**Task statement**:
Reproduce the material word for word; the images stay out.

**Dataset section**:

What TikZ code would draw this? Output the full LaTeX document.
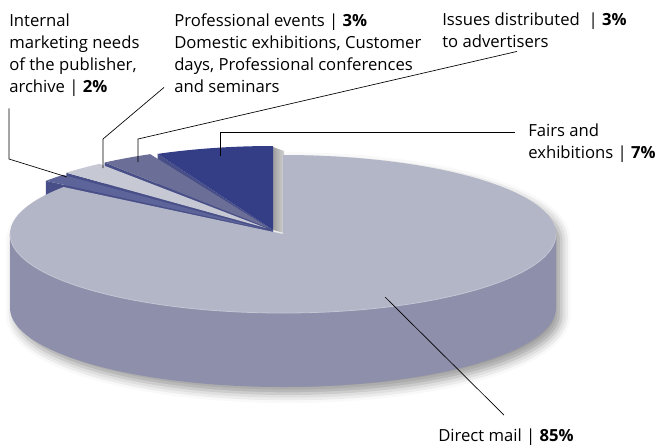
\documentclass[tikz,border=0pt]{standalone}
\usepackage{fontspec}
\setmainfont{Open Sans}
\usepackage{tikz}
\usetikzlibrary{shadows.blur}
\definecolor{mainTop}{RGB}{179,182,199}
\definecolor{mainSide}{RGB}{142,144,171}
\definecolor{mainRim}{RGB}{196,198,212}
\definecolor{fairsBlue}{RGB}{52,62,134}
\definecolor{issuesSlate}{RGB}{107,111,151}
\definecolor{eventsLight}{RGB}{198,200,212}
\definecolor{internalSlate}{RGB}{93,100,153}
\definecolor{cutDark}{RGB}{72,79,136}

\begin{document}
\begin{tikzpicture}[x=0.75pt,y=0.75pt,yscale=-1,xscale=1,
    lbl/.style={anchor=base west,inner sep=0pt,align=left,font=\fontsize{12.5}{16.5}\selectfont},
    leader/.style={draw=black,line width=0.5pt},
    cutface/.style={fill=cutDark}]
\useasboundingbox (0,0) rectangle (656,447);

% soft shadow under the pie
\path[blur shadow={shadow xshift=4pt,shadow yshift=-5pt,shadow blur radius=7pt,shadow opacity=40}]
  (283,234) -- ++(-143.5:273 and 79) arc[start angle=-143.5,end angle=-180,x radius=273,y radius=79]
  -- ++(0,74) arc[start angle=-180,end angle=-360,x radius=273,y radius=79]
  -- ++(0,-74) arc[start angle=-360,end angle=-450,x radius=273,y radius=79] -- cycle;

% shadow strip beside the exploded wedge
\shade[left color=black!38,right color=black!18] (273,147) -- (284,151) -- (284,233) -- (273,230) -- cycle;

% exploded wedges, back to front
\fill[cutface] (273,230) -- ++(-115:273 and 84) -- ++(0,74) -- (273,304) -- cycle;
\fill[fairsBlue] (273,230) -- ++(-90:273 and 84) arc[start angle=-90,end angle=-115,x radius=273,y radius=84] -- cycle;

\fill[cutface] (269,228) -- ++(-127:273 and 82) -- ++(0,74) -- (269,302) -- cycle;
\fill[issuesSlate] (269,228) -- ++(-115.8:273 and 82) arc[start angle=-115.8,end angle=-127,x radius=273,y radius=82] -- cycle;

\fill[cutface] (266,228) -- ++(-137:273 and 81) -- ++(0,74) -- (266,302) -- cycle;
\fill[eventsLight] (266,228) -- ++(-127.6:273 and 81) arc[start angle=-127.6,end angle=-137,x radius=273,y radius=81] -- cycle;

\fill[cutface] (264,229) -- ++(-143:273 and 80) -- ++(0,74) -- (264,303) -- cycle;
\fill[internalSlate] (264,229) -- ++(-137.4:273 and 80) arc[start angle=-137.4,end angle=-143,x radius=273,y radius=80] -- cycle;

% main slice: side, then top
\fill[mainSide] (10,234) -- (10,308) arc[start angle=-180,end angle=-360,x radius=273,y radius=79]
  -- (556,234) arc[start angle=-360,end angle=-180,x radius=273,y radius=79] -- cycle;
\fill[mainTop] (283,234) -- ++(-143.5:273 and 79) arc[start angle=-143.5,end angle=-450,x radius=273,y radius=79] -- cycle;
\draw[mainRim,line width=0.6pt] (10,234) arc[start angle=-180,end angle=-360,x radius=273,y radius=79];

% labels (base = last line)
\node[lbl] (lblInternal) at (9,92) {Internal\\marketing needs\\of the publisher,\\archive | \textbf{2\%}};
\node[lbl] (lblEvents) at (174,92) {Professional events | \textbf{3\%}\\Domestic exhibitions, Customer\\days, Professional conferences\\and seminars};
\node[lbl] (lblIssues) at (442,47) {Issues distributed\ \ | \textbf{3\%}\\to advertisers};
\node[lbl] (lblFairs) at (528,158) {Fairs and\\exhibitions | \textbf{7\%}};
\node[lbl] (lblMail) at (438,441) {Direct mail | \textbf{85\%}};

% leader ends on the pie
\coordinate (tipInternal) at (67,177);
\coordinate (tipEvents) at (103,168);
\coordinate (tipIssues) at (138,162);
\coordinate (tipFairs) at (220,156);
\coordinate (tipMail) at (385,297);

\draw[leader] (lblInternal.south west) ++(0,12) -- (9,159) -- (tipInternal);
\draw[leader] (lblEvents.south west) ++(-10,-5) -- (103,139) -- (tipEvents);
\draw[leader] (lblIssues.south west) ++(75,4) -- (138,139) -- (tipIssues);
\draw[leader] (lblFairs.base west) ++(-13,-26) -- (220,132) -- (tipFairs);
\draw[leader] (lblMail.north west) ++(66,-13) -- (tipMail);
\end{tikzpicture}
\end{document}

**Response**:
What TikZ code would draw this? Output the full LaTeX document.
\documentclass[tikz,border=0pt]{standalone}
\usepackage{fontspec}
\setmainfont{Open Sans}
\usepackage{tikz}
\usetikzlibrary{shadows.blur}
\definecolor{mainTop}{RGB}{179,182,199}
\definecolor{mainSide}{RGB}{142,144,171}
\definecolor{mainRim}{RGB}{196,198,212}
\definecolor{fairsBlue}{RGB}{52,62,134}
\definecolor{issuesSlate}{RGB}{107,111,151}
\definecolor{eventsLight}{RGB}{198,200,212}
\definecolor{internalSlate}{RGB}{93,100,153}
\definecolor{cutDark}{RGB}{72,79,136}

\begin{document}
\begin{tikzpicture}[x=0.75pt,y=0.75pt,yscale=-1,xscale=1,
    lbl/.style={anchor=base west,inner sep=0pt,align=left,font=\fontsize{12.5}{16.5}\selectfont},
    leader/.style={draw=black,line width=0.5pt},
    cutface/.style={fill=cutDark}]
\useasboundingbox (0,0) rectangle (656,447);

% soft shadow under the pie
\path[blur shadow={shadow xshift=4pt,shadow yshift=-5pt,shadow blur radius=7pt,shadow opacity=40}]
  (283,234) -- ++(-143.5:273 and 79) arc[start angle=-143.5,end angle=-180,x radius=273,y radius=79]
  -- ++(0,74) arc[start angle=-180,end angle=-360,x radius=273,y radius=79]
  -- ++(0,-74) arc[start angle=-360,end angle=-450,x radius=273,y radius=79] -- cycle;

% shadow strip beside the exploded wedge
\shade[left color=black!38,right color=black!18] (273,147) -- (284,151) -- (284,233) -- (273,230) -- cycle;

% exploded wedges, back to front
\fill[cutface] (273,230) -- ++(-115:273 and 84) -- ++(0,74) -- (273,304) -- cycle;
\fill[fairsBlue] (273,230) -- ++(-90:273 and 84) arc[start angle=-90,end angle=-115,x radius=273,y radius=84] -- cycle;

\fill[cutface] (269,228) -- ++(-127:273 and 82) -- ++(0,74) -- (269,302) -- cycle;
\fill[issuesSlate] (269,228) -- ++(-115.8:273 and 82) arc[start angle=-115.8,end angle=-127,x radius=273,y radius=82] -- cycle;

\fill[cutface] (266,228) -- ++(-137:273 and 81) -- ++(0,74) -- (266,302) -- cycle;
\fill[eventsLight] (266,228) -- ++(-127.6:273 and 81) arc[start angle=-127.6,end angle=-137,x radius=273,y radius=81] -- cycle;

\fill[cutface] (264,229) -- ++(-143:273 and 80) -- ++(0,74) -- (264,303) -- cycle;
\fill[internalSlate] (264,229) -- ++(-137.4:273 and 80) arc[start angle=-137.4,end angle=-143,x radius=273,y radius=80] -- cycle;

% main slice: side, then top
\fill[mainSide] (10,234) -- (10,308) arc[start angle=-180,end angle=-360,x radius=273,y radius=79]
  -- (556,234) arc[start angle=-360,end angle=-180,x radius=273,y radius=79] -- cycle;
\fill[mainTop] (283,234) -- ++(-143.5:273 and 79) arc[start angle=-143.5,end angle=-450,x radius=273,y radius=79] -- cycle;
\draw[mainRim,line width=0.6pt] (10,234) arc[start angle=-180,end angle=-360,x radius=273,y radius=79];

% labels (base = last line)
\node[lbl] (lblInternal) at (9,92) {Internal\\marketing needs\\of the publisher,\\archive | \textbf{2\%}};
\node[lbl] (lblEvents) at (174,92) {Professional events | \textbf{3\%}\\Domestic exhibitions, Customer\\days, Professional conferences\\and seminars};
\node[lbl] (lblIssues) at (442,47) {Issues distributed\ \ | \textbf{3\%}\\to advertisers};
\node[lbl] (lblFairs) at (528,158) {Fairs and\\exhibitions | \textbf{7\%}};
\node[lbl] (lblMail) at (438,441) {Direct mail | \textbf{85\%}};

% leader ends on the pie
\coordinate (tipInternal) at (67,177);
\coordinate (tipEvents) at (103,168);
\coordinate (tipIssues) at (138,162);
\coordinate (tipFairs) at (220,156);
\coordinate (tipMail) at (385,297);

\draw[leader] (lblInternal.south west) ++(0,12) -- (9,159) -- (tipInternal);
\draw[leader] (lblEvents.south west) ++(-10,-5) -- (103,139) -- (tipEvents);
\draw[leader] (lblIssues.south west) ++(75,4) -- (138,139) -- (tipIssues);
\draw[leader] (lblFairs.base west) ++(-13,-26) -- (220,132) -- (tipFairs);
\draw[leader] (lblMail.north west) ++(66,-13) -- (tipMail);
\end{tikzpicture}
\end{document}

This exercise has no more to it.